Welches Buch ist das wichtigste in Ihrem Leben?

Die wichtigsten Bücher meines Lebens waren Märchenbücher. Ich habe nach dem Zweiten Weltkrieg lesen gelernt, und dieses waren die einzigen und ersten Bücher, die es damals für Kinder gab. Die darin enthaltene Unterscheidung zwischen »Gut« und »Böse« hat mich neben christlicher Erziehung sehr geprägt und auch mein Gerechtigkeitsgefühl geformt.

Sie haben die Ingeborg-Schulze-Stiftung gegründet. Warum?

Der Hauptanlass für die Gründung meiner Stiftung war die Sorge, dass wir die ständig steigenden Sozialleistungen in der Bundesrepublik bald nicht mehr aufbringen werden können, ohne die arbeitende Bevölkerung mit Steuern und Abgaben zu überfrachten, wenn nicht neue Einkünfte erschlossen werden. Woher soll das Geld denn kommen? Der Zweck meiner Stiftung ist es, intellektuelle Fähigkeiten zugunsten der Bildung und Fortbildung zu fördern. Bildung ist die wichtigste und fast einzige Ressource der Bundesrepublik. Die Stiftung soll einen Beitrag dazu leisten, Wissenschaft und Forschung in diesem Land voranzutreiben.

Sie unterstützen jedes Jahr mehrere Studentinnen finanziell mit einem Deutschlandstipendium. Warum ausschließlich Studentinnen?

Das hängt zum Teil mit meinem eigenen Lebenslauf zusammen. Ich hatte ja schließlich alleine aufgrund der Tatsache, dass ich ein Mädchen war, erhebliche Probleme bei der Durchsetzung meines Studienwunsches und es allein dem Zufall, dass ich eine »Kinderfrau« fand, zu verdanken, dass ich ihn verwirklichen konnte.
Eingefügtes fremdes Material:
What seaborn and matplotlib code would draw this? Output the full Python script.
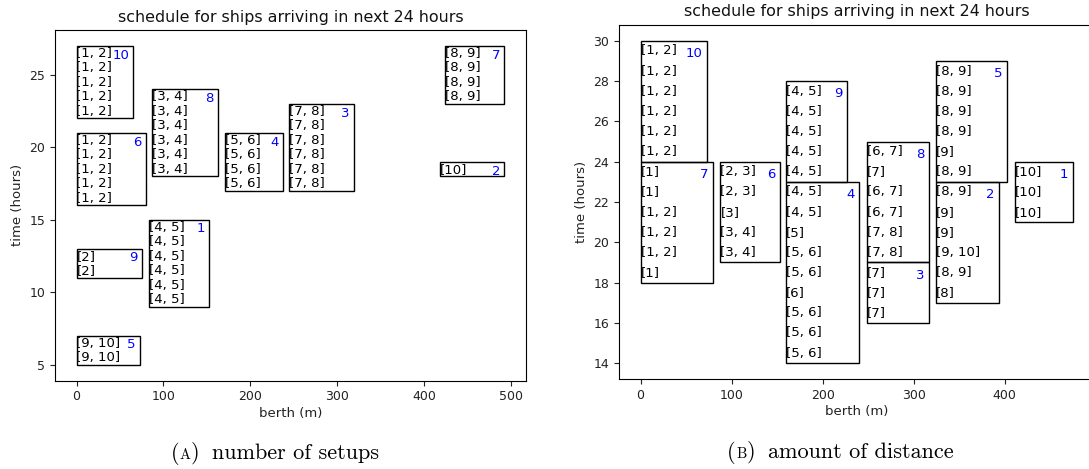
import matplotlib
matplotlib.use("Agg")
import matplotlib.pyplot as plt
from matplotlib.patches import Rectangle
import seaborn as sns

# ---- panel (a): number of setups ----
ships_a = [10, 6, 9, 5, 1, 8, 4, 3, 7, 2]
berth_a = [0, 0, 0, 0, 83, 87, 171, 244.5, 423.5, 418]
length_a = [65.5, 80, 75.5, 72.5, 69.5, 76, 66.5, 74, 68.5, 74]
start_a = [22, 16, 11, 5, 9, 18, 17, 17, 23, 18]
end_a = [27, 21, 13, 7, 15, 24, 21, 23, 27, 19]
cranes_a = [
    ["[1, 2]"] * 5,
    ["[1, 2]"] * 5,
    ["[2]"] * 2,
    ["[9, 10]"] * 2,
    ["[4, 5]"] * 6,
    ["[3, 4]"] * 6,
    ["[5, 6]"] * 4,
    ["[7, 8]"] * 6,
    ["[8, 9]"] * 4,
    ["[10]"],
]

# ---- panel (b): amount of distance ----
ships_b = [10, 7, 6, 9, 4, 8, 3, 5, 2, 1]
berth_b = [0, 0, 87.8, 160, 160, 248.5, 248.5, 324.8, 324.8, 411.5]
length_b = [72.9, 79.4, 65.3, 67.2, 80, 68.7, 68.7, 77.9, 69.1, 63.7]
start_b = [24, 18, 19, 23, 14, 19, 16, 23, 17, 21]
end_b = [30, 24, 24, 28, 23, 25, 19, 29, 23, 24]
cranes_b = [
    ["[1, 2]"] * 6,
    ["[1]", "[1]", "[1, 2]", "[1, 2]", "[1, 2]", "[1]"],
    ["[2, 3]", "[2, 3]", "[3]", "[3, 4]", "[3, 4]"],
    ["[4, 5]"] * 5,
    ["[4, 5]", "[4, 5]", "[5]", "[5, 6]", "[5, 6]", "[6]", "[5, 6]", "[5, 6]", "[5, 6]"],
    ["[6, 7]", "[7]", "[6, 7]", "[6, 7]", "[7, 8]", "[7, 8]"],
    ["[7]"] * 3,
    ["[8, 9]"] * 4 + ["[9]", "[8, 9]"],
    ["[8, 9]", "[9]", "[9]", "[9, 10]", "[8, 9]", "[8]"],
    ["[10]"] * 3,
]

TITLE = "schedule for ships arriving in next 24 hours"

sns.set_theme(style="ticks", rc={
    "axes.linewidth": 0.8,
    "axes.edgecolor": "black",
    "xtick.major.size": 3.5,
    "ytick.major.size": 3.5,
    "xtick.major.width": 0.8,
    "ytick.major.width": 0.8,
    "xtick.color": "#222222",
    "ytick.color": "#222222",
    "text.color": "#111111",
    "axes.labelcolor": "#222222",
})
plt.rcParams["font.family"] = ["DejaVu Sans"]
plt.rcParams["axes.titlesize"] = 11.4
plt.rcParams["axes.labelsize"] = 9.5
plt.rcParams["xtick.labelsize"] = 9
plt.rcParams["ytick.labelsize"] = 9

W, H = 1089, 469
fig = plt.figure(figsize=(W / 100, H / 100), dpi=100)
ax_a = fig.add_axes([55.1 / W, 1 - 380.7 / H, 470.8 / W, 350.7 / H])
ax_b = fig.add_axes([618.9 / W, 1 - 379.3 / H, 475.8 / W, 354.6 / H])


def draw_schedule(ax, ships, berth, length, start, end, cranes):
    for sid, x, w, t0, t1, rows in zip(ships, berth, length, start, end, cranes):
        ax.add_patch(Rectangle((x, t0), w, t1 - t0, fill=False,
                               edgecolor="black", linewidth=1.0))
        for i, label in enumerate(rows):
            ax.text(x, t1 - 0.5 - i, label, ha="left", va="center",
                    fontsize=9.5, color="black")
        ax.text(x + w - 5, t1 - 0.63, str(sid), ha="right", va="center",
                fontsize=9.5, color="blue")
    ax.autoscale_view()
    ax.set_title(TITLE)
    ax.set_xlabel("berth (m)", labelpad=2.5)
    ax.set_ylabel("time (hours)")


draw_schedule(ax_a, ships_a, berth_a, length_a, start_a, end_a, cranes_a)
draw_schedule(ax_b, ships_b, berth_b, length_b, start_b, end_b, cranes_b)


def draw_caption(center_px, baseline_px, letter, words):
    renderer = fig.canvas.get_renderer()
    pieces = [("(", 16), (letter, 10.5), (")", 16), (words, 16)]
    gaps = [0, 0.5, 0.5, 12]
    texts = []
    x = 0.0
    for (s, size), gap in zip(pieces, gaps):
        x += gap
        t = fig.text(x / W, 1 - baseline_px / H, s, fontsize=size,
                     family="cmr10", ha="left", va="baseline", color="black")
        bb = t.get_window_extent(renderer)
        texts.append(t)
        x = bb.x1
    shift = center_px - x / 2
    for t in texts:
        px, py = t.get_position()
        t.set_position((px + shift / W, py))


draw_caption(274.6, 458.5, "A", "number of setups")
draw_caption(840.3, 458.0, "B", "amount of distance")

fig.savefig("out.png", dpi=100)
Diese Probleme haben sich heute durch Betreuungsangebote für Kinder zwar entspannt, aber immer noch ist es in der Regel die Mutter, die in erster Linie für die Versorgung der Babys und Kleinkinder zuständig ist und dadurch berufliche Ausfälle, Zurücksetzungen und Karriereknicke hinnehmen muss. Die Stipendien sollen dafür einen gewissen Ausgleich schaffen und dazu dienen, sich nicht entmutigen zu lassen. Dies gilt insbesondere auch für Studentinnen mit Migrationshintergrund: Das Stipendium soll ihnen auch zu größerer Anerkennung ihres Bildungsinteresses innerhalb der Familie verhelfen.

Hervorragende Studienleistungen gepaart mit gesellschaftlichem Engagement sollen sich lohnen – so eines der Ziele des Deutschlandstipendiums. Wie wichtig sind Ihnen Exzellenz und gesellschaftliche Verantwortung?

Ich halte die Förderung tüchtiger Menschen für unsere Gesellschaft für außerordentlich wichtig. Fleiß, Einsatz und Verantwortungsgefühl fand ich denn auch bei all meinen bisherigen Stipendiatinnen in hohem Maße bestätigt. Es erscheint mir nur gerecht, diese Eigenschaften zu honorieren, wenn schon Arbeitslose praktisch ein volles Gehalt, wenn auch im unteren Bereich, ohne jeden gesellschaftlichen Einsatz erhalten.

Als Förderin eines Deutschlandstipendiums ist man gewissermaßen Patin der Stipendiaten. Wie gestaltet sich Ihr Kontakt zu Ihren Stipendiatinnen?

Mir ist der persönliche Kontakt zu meinen Stipendiatinnen sehr wichtig: Diesen pflege ich durch gemeinsame Konzertbesuche in der Alten Oper Frankfurt oder andere Veranstaltungen, wie zum Beispiel eine kurze Wanderung, eine Stadtbesichtigung oder einen Theaterabend, die Idstein-Jazzwoche oder dergleichen, offensichtlich bisher zu beiderseitigem Interesse und Genuss.

Ihr Lebensmotto?

Lieber Motivation und Stress als Resignation und Langeweile.